Preliminary preparation
Before implementing and understanding this book, we need to have some mathematical foundation, and some tools to run our code.
We choose python to implement various algorithms, and we will also use some TS languages. If there is a need later, we will use more languages(most likely TS) to implement.
Environmental preparation
For a better user experience, we will install some version management and running environment/running tools.
We will also add some testing tools in the future for a better learning experience
Just google it and install.
If you need to add new languages later, please add them to the list below according to the format: version manager; running environment; running tools (if the running environment is already installed, such as js and ts)
If there is none, it will be empty and separated by ";"
python: pyenv; python;
js: nvm; node;
ts: ;node; ts-node
Preparation of basic knowledge of mathematics
some basic knowledge of mathematics need to learn
Summations
Summation formulas and properties
Bounding summations
Sets and discrete mathematics
Sets
Relations
Functions
Graphs
Trees
Counting and Probability
Counting
Probability
Discrete random variables
The geometric and binomial distributions
The tails of the binomial distribution
Matrices
Matrices and matrix operations
Basic matrix properties
If you're ready, let's get started
We will go through the writing of all the algorithms in the book chapter by chapter, including thought problems and practice problems.
First of all
we need to know what is algorithm
Informally, an algorithm is any well-defined computational procedure that takes some value, or set of values, as input and produces some value, or set of values, as output.
An algorithm is thus a sequence of computational steps that transform the input into the output.
as the same
an algorithm is a tool for solving a well-specified computational problem.
properties
correctly solve the given computational problem
common interesting algorithmic problems:
1.They have many candidate solutions, the overwhelming majority of which do not solve the problem at hand.
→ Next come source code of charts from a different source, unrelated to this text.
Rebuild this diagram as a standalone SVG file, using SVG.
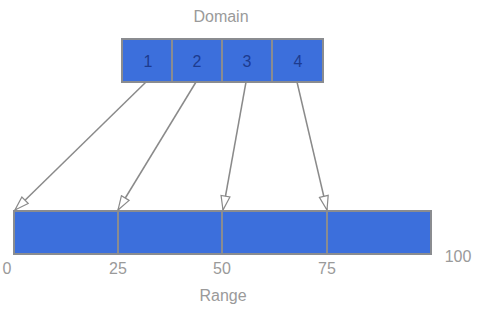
<svg xmlns="http://www.w3.org/2000/svg" width="477" height="309" viewBox="0 0 477 309">
<style>
.cell{fill:#3c6fdc;stroke:#8a8c90;stroke-width:2}
.lbl{font-family:"Liberation Sans",Arial,sans-serif;font-size:16px;fill:#9a9a9a;text-anchor:middle}
.num{font-family:"Liberation Sans",Arial,sans-serif;font-size:16px;fill:#1d3b8f;text-anchor:middle}
.conn{stroke:#8a8a8a;stroke-width:1.5;fill:none;marker-end:url(#ah)}
</style>
<defs>
<marker id="ah" viewBox="0 0 16 12" refX="15" refY="6" markerWidth="16" markerHeight="12" markerUnits="userSpaceOnUse" orient="auto">
<path d="M1,1.5 L15,6 L1,10.5 Z" fill="#ffffff" stroke="#8a8a8a" stroke-width="1.2"/>
</marker>
</defs>
<rect width="477" height="309" fill="#ffffff"/>
<text class="lbl" x="221" y="22">Domain</text>
<g id="domain">
<rect class="cell" x="122" y="39" width="50" height="43"/>
<rect class="cell" x="172" y="39" width="50" height="43"/>
<rect class="cell" x="222" y="39" width="50" height="43"/>
<rect class="cell" x="272" y="39" width="51" height="43"/>
<text class="num" x="148" y="67">1</text>
<text class="num" x="197" y="67">2</text>
<text class="num" x="247" y="67">3</text>
<text class="num" x="298" y="67">4</text>
</g>
<g id="range">
<rect class="cell" x="14" y="211" width="104" height="43"/>
<rect class="cell" x="118" y="211" width="104" height="43"/>
<rect class="cell" x="222" y="211" width="105" height="43"/>
<rect class="cell" x="327" y="211" width="104" height="43"/>
<text class="lbl" x="7" y="274">0</text>
<text class="lbl" x="118" y="274">25</text>
<text class="lbl" x="222" y="274">50</text>
<text class="lbl" x="327" y="274">75</text>
<text class="lbl" x="458" y="262">100</text>
<text class="lbl" x="223" y="301">Range</text>
</g>
<g id="connectors">
<line class="conn" x1="146" y1="82" x2="15" y2="210"/>
<line class="conn" x1="196" y1="82" x2="118" y2="210"/>
<line class="conn" x1="246" y1="82" x2="223" y2="210"/>
<line class="conn" x1="297" y1="82" x2="327" y2="210"/>
</g>
</svg>
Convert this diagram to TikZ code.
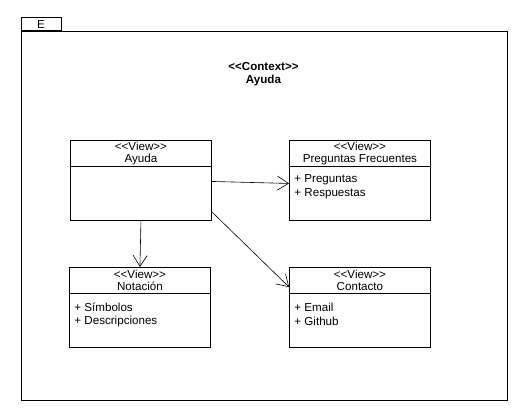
\documentclass[tikz,border=0pt]{standalone}
\usepackage{fontspec}
\setmainfont{Liberation Sans}
\usetikzlibrary{arrows.meta}
\begin{document}
\begin{tikzpicture}[x=1pt,y=-1pt,
  line width=0.9pt,
  every node/.style={font=\fontsize{11.6}{12.5}\selectfont, inner sep=0pt},
  cls/.style={draw, anchor=north west, minimum width=141pt, minimum height=80pt},
  hdr/.style={align=center},
  attr/.style={anchor=west},
  conn/.style={line width=0.6pt, -{Straight Barb[length=11pt,width=14pt,line width=0.6pt]}}
]
\useasboundingbox (0,0) rectangle (518,412);
% frame
\node[draw, anchor=north west, minimum width=486pt, minimum height=369pt] (frame) at (21,31) {};
\node[draw, anchor=south west, minimum width=40pt, minimum height=13.5pt] (tab) at (21,31) {};
\node (tabl) at (41,24.5) {E};
\node[align=center, font=\fontsize{11.6}{13}\selectfont\bfseries] (title) at (263.5,74.5) {<{}<Context>{}>\\Ayuda};
% classes
\node[cls] (ayuda) at (70,140) {};
\node[cls] (preg) at (289,140) {};
\node[cls] (nota) at (69,267) {};
\node[cls] (cont) at (289,267) {};
\foreach \n in {ayuda,preg,nota,cont}{
  \draw ([yshift=-26pt]\n.north west) -- ([yshift=-26pt]\n.north east);
}
\node[hdr] (ayudah) at ([yshift=-13.5pt]ayuda.north) {<{}<View>{}>\\Ayuda};
\node[hdr] (pregh) at ([yshift=-13.5pt]preg.north) {<{}<View>{}>\\Preguntas Frecuentes};
\node[hdr] (notah) at ([yshift=-13.5pt]nota.north) {<{}<View>{}>\\Notación};
\node[hdr] (conth) at ([yshift=-13.5pt]cont.north) {<{}<View>{}>\\Contacto};
\node[attr] (p1) at (294,180) {+ Preguntas};
\node[attr] (p2) at (294,194) {+ Respuestas};
\node[attr] (n1) at (74,307) {+ Símbolos};
\node[attr] (n2) at (74,321) {+ Descripciones};
\node[attr] (c1) at (294,307) {+ Email};
\node[attr] (c2) at (294,321) {+ Github};
% connectors
\draw[conn] ([yshift=-1pt]ayuda.east) -- ([yshift=-3pt]preg.west);
\draw[conn] (ayuda.south) -- (nota.north);
\draw[conn] ([yshift=9pt]ayuda.south east) -- ([yshift=-20pt]cont.north west);
\end{tikzpicture}
\end{document}
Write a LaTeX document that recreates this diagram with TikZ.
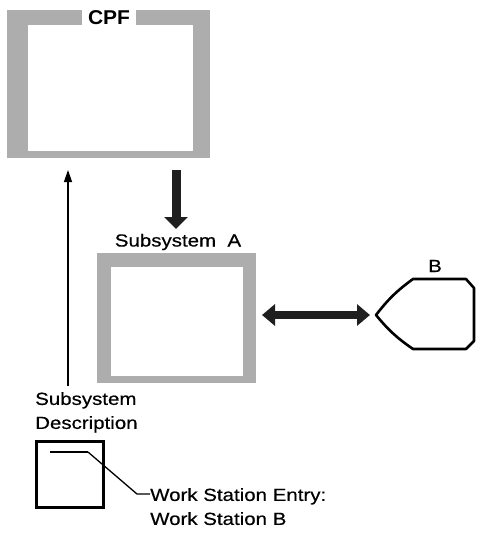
\documentclass[tikz,border=0pt]{standalone}
\usepackage{fontspec}
\setmainfont[FakeStretch=1.17,FakeBold=0.5]{Liberation Sans}
\newfontfamily\cpffont[FakeStretch=1.05]{Liberation Sans Bold}
\usetikzlibrary{arrows.meta}
\begin{document}
\begin{tikzpicture}[x=1pt,y=-1pt,
  band/.style={fill=black!32,draw=none,inner sep=0pt,anchor=north west},
  lbl/.style={font=\fontsize{17.5}{24}\selectfont,inner sep=0pt},
  bigarrow/.style={draw=black!88,line width=9pt,-{Triangle[width=23pt,length=12pt]},fill=black!88},
  bigdouble/.style={draw=black!88,line width=8pt,{Triangle[width=21pt,length=13pt]}-{Triangle[width=21pt,length=13pt]},fill=black!88},
  thinarrow/.style={line width=1.3pt,-{Triangle[width=8pt,length=12pt]}},
  outline/.style={line width=2.6pt,line join=round}]
\useasboundingbox (0,0) rectangle (477,533);
% CPF box
\node[band,minimum width=203pt,minimum height=148pt] (cpfbox) at (7,10) {};
\fill[white] (28,25) rectangle (193,151);
\node[fill=white,inner sep=0pt,minimum width=54pt,minimum height=15pt,font=\cpffont\fontsize{20}{20}\selectfont] (cpf) at (109,17.5) {CPF};
% Subsystem A box
\node[band,minimum width=159pt,minimum height=130pt] (sabox) at (97,253) {};
\fill[white] (111,267) rectangle (243,376);
\node[lbl] (salbl) at (178,242) {Subsystem\ \ A};
% B
\node[lbl] (blbl) at (435,266) {B};
\draw[outline] (376,315) coordinate (btip) to[bend left=8] (413,279) -- (466,279) -- (474,288)
  -- (474,341) -- (466,349) -- (413,349) to[bend left=8] cycle;
% arrows
\coordinate (dstart) at (176,170);
\coordinate (dend) at (176,229);
\draw[bigarrow] (dstart) -- (dend);
\coordinate (hl) at (262,315);
\coordinate (hr) at (370,315);
\draw[bigdouble] (hl) -- (hr);
% Subsystem Description
\node[lbl,anchor=north west,align=left] (sd) at (35,392) {Subsystem\\Description};
\coordinate (sdtop) at (68,386);
\coordinate (cpfhit) at (68,170);
\draw[thinarrow] (sdtop) -- (cpfhit);
% description box
\node[draw,line width=3pt,minimum width=67pt,minimum height=66pt,anchor=north west,inner sep=0pt] (dbox) at (34.5,439.5) {};
\coordinate (e1) at (50,452);
\coordinate (e2) at (88,452);
\draw[line width=1.5pt] (e1) -- (e2);
\node[lbl,anchor=north west,align=left] (ws) at (150,488) {Work Station Entry:\\Work Station B};
\coordinate (bend) at (137,494);
\draw[line width=1.3pt] (e2) -- (bend) -- (ws.west |- bend);
\end{tikzpicture}
\end{document}
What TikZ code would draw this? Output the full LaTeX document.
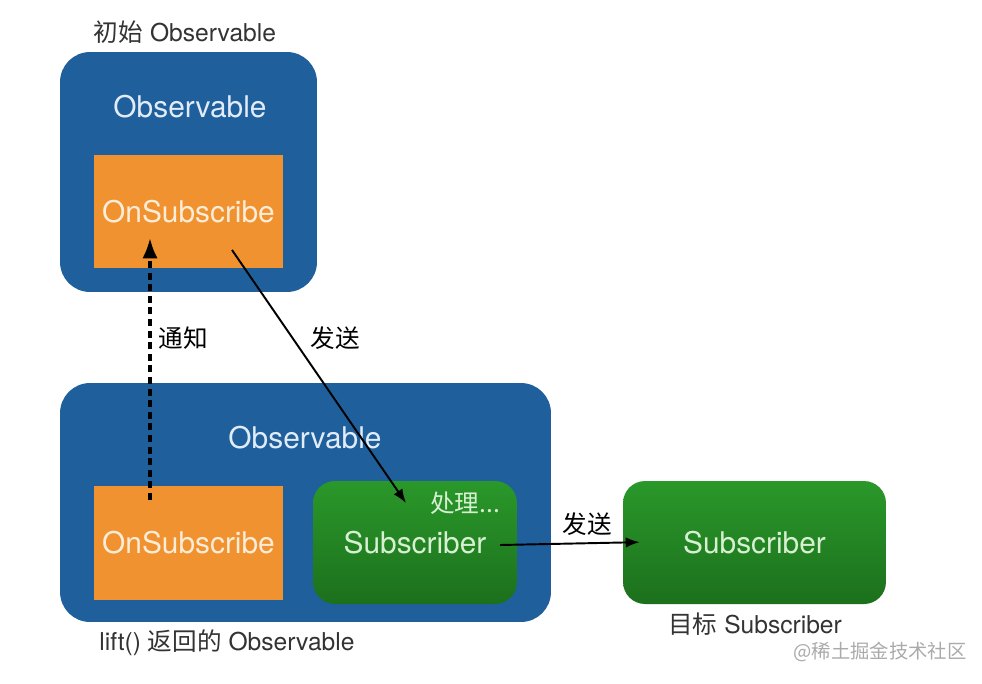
\documentclass[tikz,border=0pt]{standalone}
\usepackage{fontspec}
\setmainfont{TeX Gyre Heros}
\newfontfamily\cjk{Noto Sans CJK SC}
\usetikzlibrary{arrows.meta}
\definecolor{obsblue}{RGB}{31,96,156}
\definecolor{onsorange}{RGB}{240,146,48}
\definecolor{subtop}{RGB}{42,152,42}
\definecolor{subbot}{RGB}{28,112,28}
\definecolor{bluetext}{RGB}{225,236,248}
\definecolor{orangetext}{RGB}{253,236,215}
\definecolor{greentext}{RGB}{215,240,210}
\definecolor{marktext}{RGB}{170,170,170}

\begin{document}
\begin{tikzpicture}[x=0.02cm,y=-0.02cm,>=Latex,
  obsbox/.style={fill=obsblue,rounded corners=0.6cm,minimum width=#1},
  onsbox/.style={fill=onsorange,minimum width=3.78cm,text=orangetext,font=\fontsize{17}{20}\selectfont},
  subbox/.style={top color=subtop,bottom color=subbot,rounded corners=0.44cm,
    minimum height=2.46cm,minimum width=#1,text=greentext,font=\fontsize{17}{20}\selectfont},
  boxtitle/.style={text=bluetext,font=\fontsize{17}{20}\selectfont},
  caption/.style={text=black!80,font=\fontsize{14}{17}\selectfont},
  send/.style={->,line width=1.1pt},
  notify/.style={->,line width=1.9pt,dash pattern=on 4pt off 2.6pt}]
\useasboundingbox (0,0) rectangle (982,683);
% initial observable
\node[obsbox=5.14cm,minimum height=4.8cm] (obs1) at (188.5,172) {};
\node[boxtitle] (obs1t) at (190,107) {Observable};
\node[onsbox,minimum height=2.26cm] (ons1) at (188.5,211.5) {OnSubscribe};
\node[caption] (cap1) at (185,32) {{\cjk 初始} Observable};
% observable returned by lift()
\node[obsbox=9.82cm,minimum height=4.78cm] (obs2) at (305.5,502.5) {};
\node[boxtitle] (obs2t) at (305,438) {Observable};
\node[onsbox,minimum height=2.28cm] (ons2) at (188.5,543) {OnSubscribe};
\node[subbox=4.08cm] (sub1) at (415,542.5) {Subscriber};
\node[text=greentext,font=\cjk\fontsize{14}{17}\selectfont] (work) at (465,503) {处理...};
\node[caption] (cap2) at (227,643) {lift() {\cjk 返回的} Observable};
% target subscriber
\node[subbox=5.26cm] (sub2) at (754.5,542.5) {Subscriber};
\node[caption] (cap3) at (755,624) {{\cjk 目标} Subscriber};
\node[text=marktext,font=\cjk\fontsize{11}{13}\selectfont] (mark) at (880,652) {@稀土掘金技术社区};
% arrows
\coordinate (nfrom) at (150,500);
\coordinate (nto) at (150,238);
\coordinate (sfrom) at (232,250);
\coordinate (sto) at (406,503);
\coordinate (tfrom) at (500,545);
\draw[notify] (nfrom) -- (nto);
\draw[send] (sfrom) -- (sto);
\draw[send,shorten >=-0.34cm] (tfrom) -- (sub2.west);
\node[font=\cjk\fontsize{14}{17}\selectfont] (nlab) at (183,338) {通知};
\node[font=\cjk\fontsize{14}{17}\selectfont] (slab) at (335,338) {发送};
\node[font=\cjk\fontsize{14}{17}\selectfont] (tlab) at (587,524) {发送};
\end{tikzpicture}
\end{document}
Finding one that does, or one that is “best,” can present quite a challenge.
2. They have practical applications. Of the problems in the above list, finding the shortest path provides the easiest examples. A transportation firm, such as a trucking or railroad company, has a financial interest in finding shortest paths through a road or rail network because taking shorter paths results in lower labor and fuel costs. Or a routing node on the Internet may need to find the shortest path through the network in order to route a message quickly. Or a person wishing to drive from New York to Boston may want to find driving directions from an appropriate Web site, or she may use her GPS while driving.
loop invariant:
Initialization: It is true prior to the first iteration of the loop.
Maintenance: If it is true before an iteration of the loop, it remains true before the
next iteration.
Termination: When the loop terminates, the invariant gives us a useful property that helps show that the algorithm is correct.
some algorithms contain
iterative method
recursive method